One of the things I am most enjoying about A Discovery of Witches is the sense of rich past and mythology teased in these opening two episodes. We don't really know much more than magic is failing and vampires and witches hate each other (I don't know where demons fit in yet), but the show has created a rich an interesting world that has me intrigued to find out more. Peter is one of those mysterious aspects; he claimed to know Diana's mother and, through speaking to one of her aunts, Diana soon learns that her now dead parents distrusted him. He certainly seems to be presented as the core villain of the show right now; accompanied by the very dangerous Scandinavian witch Satu Järvinen (Malin Buska), he is the biggest threat to Diana. I liked the irony that his actions in trying to get her to obtain the book would lead her to search out Matthew.

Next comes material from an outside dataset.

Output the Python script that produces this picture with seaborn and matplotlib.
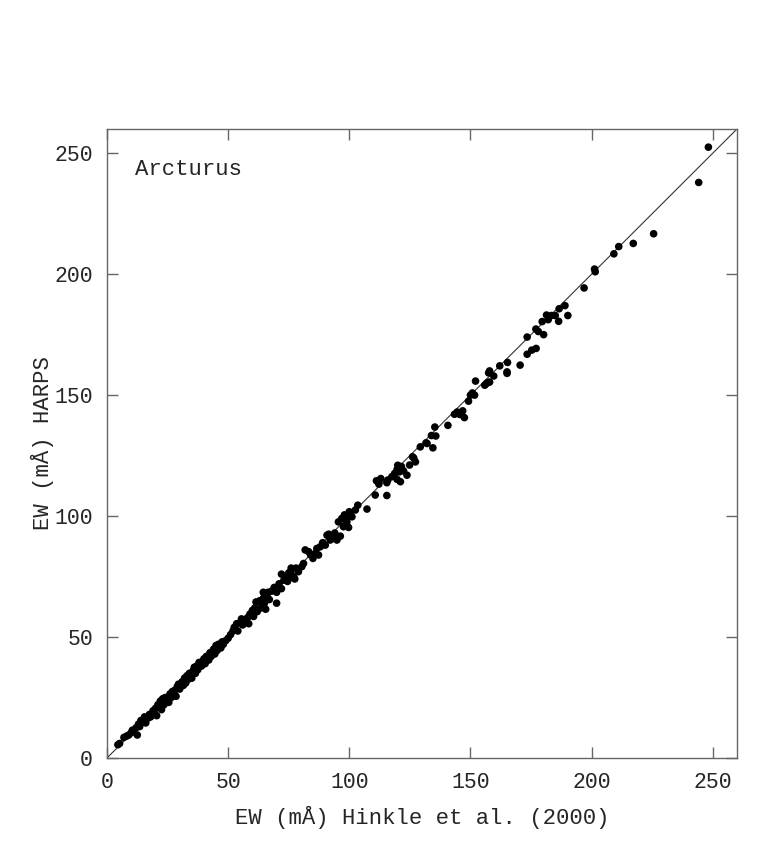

I'm looking forward to things starting to happen over the coming episodes; there has been a terrific set up and Palmer and Goode are leads, giving Diana her humility and Matthew a noble but engaging intensity. It certainly felt as if he was much better developed this week. Though I have to admit Diana being 'the chosen one' in terms of untapped powers is nothing original. So far, A Discovery of Witches has been a bit of a slow burn admittedly; could the plot of both episodes have been condensed into one? Absolutely and yet with a wonderful sense of world building I'm enjoyed every moment so far.